## start Dataset extract

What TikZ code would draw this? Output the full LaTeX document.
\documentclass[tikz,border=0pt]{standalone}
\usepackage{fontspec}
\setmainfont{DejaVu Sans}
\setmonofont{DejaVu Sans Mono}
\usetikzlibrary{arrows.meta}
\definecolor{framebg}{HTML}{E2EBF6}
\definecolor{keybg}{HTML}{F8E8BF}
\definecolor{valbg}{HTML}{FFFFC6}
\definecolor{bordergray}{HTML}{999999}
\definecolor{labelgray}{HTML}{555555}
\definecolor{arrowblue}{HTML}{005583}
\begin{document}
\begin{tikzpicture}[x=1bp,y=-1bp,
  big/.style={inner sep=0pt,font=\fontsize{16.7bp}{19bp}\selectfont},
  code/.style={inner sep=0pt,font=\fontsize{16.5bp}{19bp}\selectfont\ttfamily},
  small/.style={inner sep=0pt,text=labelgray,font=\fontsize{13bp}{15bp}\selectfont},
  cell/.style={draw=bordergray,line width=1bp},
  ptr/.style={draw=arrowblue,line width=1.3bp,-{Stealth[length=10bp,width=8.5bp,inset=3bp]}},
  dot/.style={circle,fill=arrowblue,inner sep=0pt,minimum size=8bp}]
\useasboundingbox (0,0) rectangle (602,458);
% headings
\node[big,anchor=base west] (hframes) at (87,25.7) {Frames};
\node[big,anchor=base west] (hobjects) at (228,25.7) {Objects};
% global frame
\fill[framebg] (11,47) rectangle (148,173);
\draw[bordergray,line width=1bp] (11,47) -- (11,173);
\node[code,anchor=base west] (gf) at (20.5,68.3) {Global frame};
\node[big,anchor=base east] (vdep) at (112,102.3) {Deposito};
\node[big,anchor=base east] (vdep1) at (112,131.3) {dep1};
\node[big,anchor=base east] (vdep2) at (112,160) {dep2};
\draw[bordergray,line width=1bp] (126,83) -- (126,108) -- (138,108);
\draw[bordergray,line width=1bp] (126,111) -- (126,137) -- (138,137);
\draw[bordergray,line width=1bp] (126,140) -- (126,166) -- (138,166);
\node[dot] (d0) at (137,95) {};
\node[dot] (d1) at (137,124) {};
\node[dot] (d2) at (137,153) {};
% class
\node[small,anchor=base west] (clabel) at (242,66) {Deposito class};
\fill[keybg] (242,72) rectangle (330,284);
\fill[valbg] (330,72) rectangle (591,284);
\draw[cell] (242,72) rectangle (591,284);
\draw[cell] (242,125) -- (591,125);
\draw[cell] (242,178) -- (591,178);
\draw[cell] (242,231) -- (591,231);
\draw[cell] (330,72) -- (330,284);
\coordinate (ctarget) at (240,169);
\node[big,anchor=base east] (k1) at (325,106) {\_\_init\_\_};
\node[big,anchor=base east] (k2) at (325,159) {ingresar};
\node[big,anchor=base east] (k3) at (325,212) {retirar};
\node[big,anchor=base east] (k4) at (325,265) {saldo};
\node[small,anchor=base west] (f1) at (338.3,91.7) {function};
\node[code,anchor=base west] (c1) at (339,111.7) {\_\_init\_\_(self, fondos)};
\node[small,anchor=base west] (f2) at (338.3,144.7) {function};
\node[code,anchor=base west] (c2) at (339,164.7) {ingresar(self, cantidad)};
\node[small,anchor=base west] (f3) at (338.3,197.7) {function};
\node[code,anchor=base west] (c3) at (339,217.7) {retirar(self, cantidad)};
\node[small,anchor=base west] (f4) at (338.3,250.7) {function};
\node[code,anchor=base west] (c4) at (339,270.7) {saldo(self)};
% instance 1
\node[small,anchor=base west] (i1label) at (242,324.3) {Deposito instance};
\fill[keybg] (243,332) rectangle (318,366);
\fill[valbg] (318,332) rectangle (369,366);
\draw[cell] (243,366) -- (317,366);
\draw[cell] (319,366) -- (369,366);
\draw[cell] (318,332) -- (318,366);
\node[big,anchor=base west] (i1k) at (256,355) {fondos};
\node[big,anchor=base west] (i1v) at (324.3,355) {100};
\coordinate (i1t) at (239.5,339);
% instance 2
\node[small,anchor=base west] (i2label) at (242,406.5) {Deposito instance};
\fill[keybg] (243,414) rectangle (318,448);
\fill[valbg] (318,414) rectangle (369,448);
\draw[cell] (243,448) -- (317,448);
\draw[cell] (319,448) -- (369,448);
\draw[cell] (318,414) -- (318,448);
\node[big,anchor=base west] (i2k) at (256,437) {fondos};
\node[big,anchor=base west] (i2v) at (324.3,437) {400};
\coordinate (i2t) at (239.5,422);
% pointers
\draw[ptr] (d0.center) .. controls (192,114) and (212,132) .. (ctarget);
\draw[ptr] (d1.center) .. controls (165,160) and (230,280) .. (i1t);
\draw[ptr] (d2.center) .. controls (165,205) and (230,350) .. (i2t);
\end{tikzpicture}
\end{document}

## end Dataset extract

- _What is needed_: Extract the complete data, matching each line exactly.

- _Answer in full_:
What TikZ code would draw this? Output the full LaTeX document.
\documentclass[tikz,border=0pt]{standalone}
\usepackage{fontspec}
\setmainfont{DejaVu Sans}
\setmonofont{DejaVu Sans Mono}
\usetikzlibrary{arrows.meta}
\definecolor{framebg}{HTML}{E2EBF6}
\definecolor{keybg}{HTML}{F8E8BF}
\definecolor{valbg}{HTML}{FFFFC6}
\definecolor{bordergray}{HTML}{999999}
\definecolor{labelgray}{HTML}{555555}
\definecolor{arrowblue}{HTML}{005583}
\begin{document}
\begin{tikzpicture}[x=1bp,y=-1bp,
  big/.style={inner sep=0pt,font=\fontsize{16.7bp}{19bp}\selectfont},
  code/.style={inner sep=0pt,font=\fontsize{16.5bp}{19bp}\selectfont\ttfamily},
  small/.style={inner sep=0pt,text=labelgray,font=\fontsize{13bp}{15bp}\selectfont},
  cell/.style={draw=bordergray,line width=1bp},
  ptr/.style={draw=arrowblue,line width=1.3bp,-{Stealth[length=10bp,width=8.5bp,inset=3bp]}},
  dot/.style={circle,fill=arrowblue,inner sep=0pt,minimum size=8bp}]
\useasboundingbox (0,0) rectangle (602,458);
% headings
\node[big,anchor=base west] (hframes) at (87,25.7) {Frames};
\node[big,anchor=base west] (hobjects) at (228,25.7) {Objects};
% global frame
\fill[framebg] (11,47) rectangle (148,173);
\draw[bordergray,line width=1bp] (11,47) -- (11,173);
\node[code,anchor=base west] (gf) at (20.5,68.3) {Global frame};
\node[big,anchor=base east] (vdep) at (112,102.3) {Deposito};
\node[big,anchor=base east] (vdep1) at (112,131.3) {dep1};
\node[big,anchor=base east] (vdep2) at (112,160) {dep2};
\draw[bordergray,line width=1bp] (126,83) -- (126,108) -- (138,108);
\draw[bordergray,line width=1bp] (126,111) -- (126,137) -- (138,137);
\draw[bordergray,line width=1bp] (126,140) -- (126,166) -- (138,166);
\node[dot] (d0) at (137,95) {};
\node[dot] (d1) at (137,124) {};
\node[dot] (d2) at (137,153) {};
% class
\node[small,anchor=base west] (clabel) at (242,66) {Deposito class};
\fill[keybg] (242,72) rectangle (330,284);
\fill[valbg] (330,72) rectangle (591,284);
\draw[cell] (242,72) rectangle (591,284);
\draw[cell] (242,125) -- (591,125);
\draw[cell] (242,178) -- (591,178);
\draw[cell] (242,231) -- (591,231);
\draw[cell] (330,72) -- (330,284);
\coordinate (ctarget) at (240,169);
\node[big,anchor=base east] (k1) at (325,106) {\_\_init\_\_};
\node[big,anchor=base east] (k2) at (325,159) {ingresar};
\node[big,anchor=base east] (k3) at (325,212) {retirar};
\node[big,anchor=base east] (k4) at (325,265) {saldo};
\node[small,anchor=base west] (f1) at (338.3,91.7) {function};
\node[code,anchor=base west] (c1) at (339,111.7) {\_\_init\_\_(self, fondos)};
\node[small,anchor=base west] (f2) at (338.3,144.7) {function};
\node[code,anchor=base west] (c2) at (339,164.7) {ingresar(self, cantidad)};
\node[small,anchor=base west] (f3) at (338.3,197.7) {function};
\node[code,anchor=base west] (c3) at (339,217.7) {retirar(self, cantidad)};
\node[small,anchor=base west] (f4) at (338.3,250.7) {function};
\node[code,anchor=base west] (c4) at (339,270.7) {saldo(self)};
% instance 1
\node[small,anchor=base west] (i1label) at (242,324.3) {Deposito instance};
\fill[keybg] (243,332) rectangle (318,366);
\fill[valbg] (318,332) rectangle (369,366);
\draw[cell] (243,366) -- (317,366);
\draw[cell] (319,366) -- (369,366);
\draw[cell] (318,332) -- (318,366);
\node[big,anchor=base west] (i1k) at (256,355) {fondos};
\node[big,anchor=base west] (i1v) at (324.3,355) {100};
\coordinate (i1t) at (239.5,339);
% instance 2
\node[small,anchor=base west] (i2label) at (242,406.5) {Deposito instance};
\fill[keybg] (243,414) rectangle (318,448);
\fill[valbg] (318,414) rectangle (369,448);
\draw[cell] (243,448) -- (317,448);
\draw[cell] (319,448) -- (369,448);
\draw[cell] (318,414) -- (318,448);
\node[big,anchor=base west] (i2k) at (256,437) {fondos};
\node[big,anchor=base west] (i2v) at (324.3,437) {400};
\coordinate (i2t) at (239.5,422);
% pointers
\draw[ptr] (d0.center) .. controls (192,114) and (212,132) .. (ctarget);
\draw[ptr] (d1.center) .. controls (165,160) and (230,280) .. (i1t);
\draw[ptr] (d2.center) .. controls (165,205) and (230,350) .. (i2t);
\end{tikzpicture}
\end{document}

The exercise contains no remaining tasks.